Wilders: “The flow [of Turks] is already too big. Some 30,000 non-Western people come into the Netherlands every year on the basis of marriage and family unification alone! I want to forbid this for the coming five years.

“There is a big problem with the integration of immigrants already in Holland. They top the list in terms of criminality, unemployment, welfare payments, domestic violence… these are just objective facts.” And the situation will not, said Wilders, be helped if Turkey is allowed to join the EU. “Let us concentrate on solving the problems with the immigrants already here properly.”

His second objection is that Turkey’s membership would cost the Dutch tax-payer” even more money. Netherlands is already one of the EU’s highest contributors and according to Fischer Turkey’s membership would cost 11 billion euros in agricultural subsidies alone!”

Wilders’ third objection is that allowing Turkey to join would set a precedent for other non-Western countries to become members: “Before we know, we will have an Islamic EU. I don’t want that.”

He is also concerned that Turkey will be the EU’s biggest member in terms of national population in 10-20 years time and as such (under the new EU constitution) it will have a major voice in forming new legislation. “I don’t want Turkey to influence legislation in Europe, let alone in the Netherlands”.

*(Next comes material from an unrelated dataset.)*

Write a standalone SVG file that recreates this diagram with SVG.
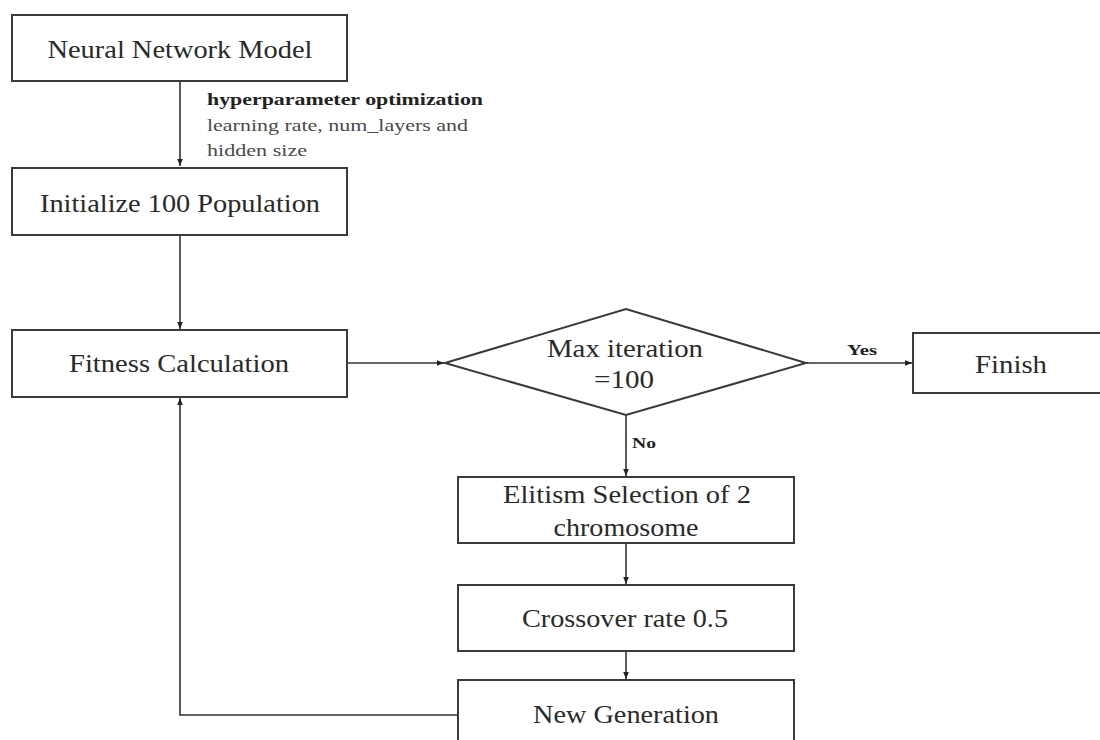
<svg xmlns="http://www.w3.org/2000/svg" width="1100" height="740" viewBox="0 0 1100 740">
<style>
text{font-family:'Liberation Serif','Times New Roman',serif}
.box{fill:#fff;stroke:#3a3a3a;stroke-width:2}
.t{font-size:25px;fill:#2a2a2a;text-anchor:middle}
.s{font-size:17px;fill:#4a4a4a}
.b{font-size:17px;font-weight:bold;fill:#222}
.y{font-size:15px;font-weight:bold;fill:#222;text-anchor:middle}
.c{fill:none;stroke:#333;stroke-width:1.6}
</style>
<defs>
<marker id="ah" viewBox="0 0 10 10" refX="10" refY="5" markerWidth="7" markerHeight="7" orient="auto" markerUnits="userSpaceOnUse">
<path d="M0,1 L10,5 L0,9 z" fill="#222"/>
</marker>
</defs>
<g id="connectors">
<line class="c" x1="180" y1="81" x2="180" y2="166" marker-end="url(#ah)"/>
<line class="c" x1="180" y1="235" x2="180" y2="329" marker-end="url(#ah)"/>
<line class="c" x1="347" y1="363" x2="444" y2="363" marker-end="url(#ah)"/>
<line class="c" x1="806" y1="363" x2="912" y2="363" marker-end="url(#ah)"/>
<line class="c" x1="626" y1="415" x2="626" y2="476" marker-end="url(#ah)"/>
<line class="c" x1="626" y1="543" x2="626" y2="584" marker-end="url(#ah)"/>
<line class="c" x1="626" y1="651" x2="626" y2="679" marker-end="url(#ah)"/>
<polyline class="c" points="458,715 180,715 180,398" marker-end="url(#ah)"/>
<text class="b" x="207" y="105" textLength="276" lengthAdjust="spacingAndGlyphs">hyperparameter optimization</text>
<text class="s" x="207" y="131" textLength="261" lengthAdjust="spacingAndGlyphs">learning rate, num_layers and</text>
<text class="s" x="207" y="156" textLength="100" lengthAdjust="spacingAndGlyphs">hidden size</text>
<text class="y" x="862" y="355" textLength="30" lengthAdjust="spacingAndGlyphs">Yes</text>
<text class="y" x="644" y="448" textLength="24" lengthAdjust="spacingAndGlyphs">No</text>
</g>
<g id="n1">
<rect class="box" x="12" y="15" width="335" height="66"/>
<text class="t" x="180" y="58" textLength="265" lengthAdjust="spacingAndGlyphs">Neural Network Model</text>
</g>
<g id="n2">
<rect class="box" x="12" y="168" width="335" height="67"/>
<text class="t" x="180" y="212" textLength="280" lengthAdjust="spacingAndGlyphs">Initialize 100 Population</text>
</g>
<g id="n3">
<rect class="box" x="12" y="330" width="335" height="67"/>
<text class="t" x="179" y="372" textLength="220" lengthAdjust="spacingAndGlyphs">Fitness Calculation</text>
</g>
<g id="n4">
<polygon class="box" points="445,363 626,309 806,363 626,415"/>
<text class="t" x="625" y="357" textLength="156" lengthAdjust="spacingAndGlyphs">Max iteration</text>
<text class="t" x="624" y="388" textLength="60" lengthAdjust="spacingAndGlyphs">=100</text>
</g>
<g id="n5">
<rect class="box" x="913" y="333" width="195" height="60"/>
<text class="t" x="1011" y="373" textLength="72" lengthAdjust="spacingAndGlyphs">Finish</text>
</g>
<g id="n6">
<rect class="box" x="458" y="477" width="336" height="66"/>
<text class="t" x="627" y="503" textLength="248" lengthAdjust="spacingAndGlyphs">Elitism Selection of 2</text>
<text class="t" x="626" y="536" textLength="145" lengthAdjust="spacingAndGlyphs">chromosome</text>
</g>
<g id="n7">
<rect class="box" x="458" y="585" width="336" height="66"/>
<text class="t" x="625" y="627" textLength="206" lengthAdjust="spacingAndGlyphs">Crossover rate 0.5</text>
</g>
<g id="n8">
<rect class="box" x="458" y="680" width="336" height="80"/>
<text class="t" x="626" y="723" textLength="186" lengthAdjust="spacingAndGlyphs">New Generation</text>
</g>
</svg>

Wilders dismisses the idea that Turkey could create a bridge between two cultures, saying that it has no influence and “bad relations” with its Islamic neighbours.

Wilders is unashamedly anti-Islam. Like murdered populist Pim Fortuyn – a man he is often compared with – he describes Muslims as backward in terms of their political culture. Muslims, he says, must adhere to Western norms and values because these come from a “higher, better, nicer and more human civilization.”

Although most Dutch politicians have adopted a low-key stance on Turkish membership to the EU, they are not against Turkish membership in principle. There is some discomfort in Wilders’ own former VVD party but this has been subdued by the party calling a referendum in 2016 before a final decision is made on allowing Turkey to join the EU.

But Wilders is not, of course, alone in his opposition. Other, far more powerful political figures have spoken out against Turkish membership of the EU including French prime minister Jean-Pierre Raffarin, Jacques Delors and Helmut Schmidt.

The European Commission is tipped to support opening negotiations in a report on Wednesday and EU ministers are expected to make the final decision on whether to start negotiations on Turkish membership at their summit in Brussels on 17 December.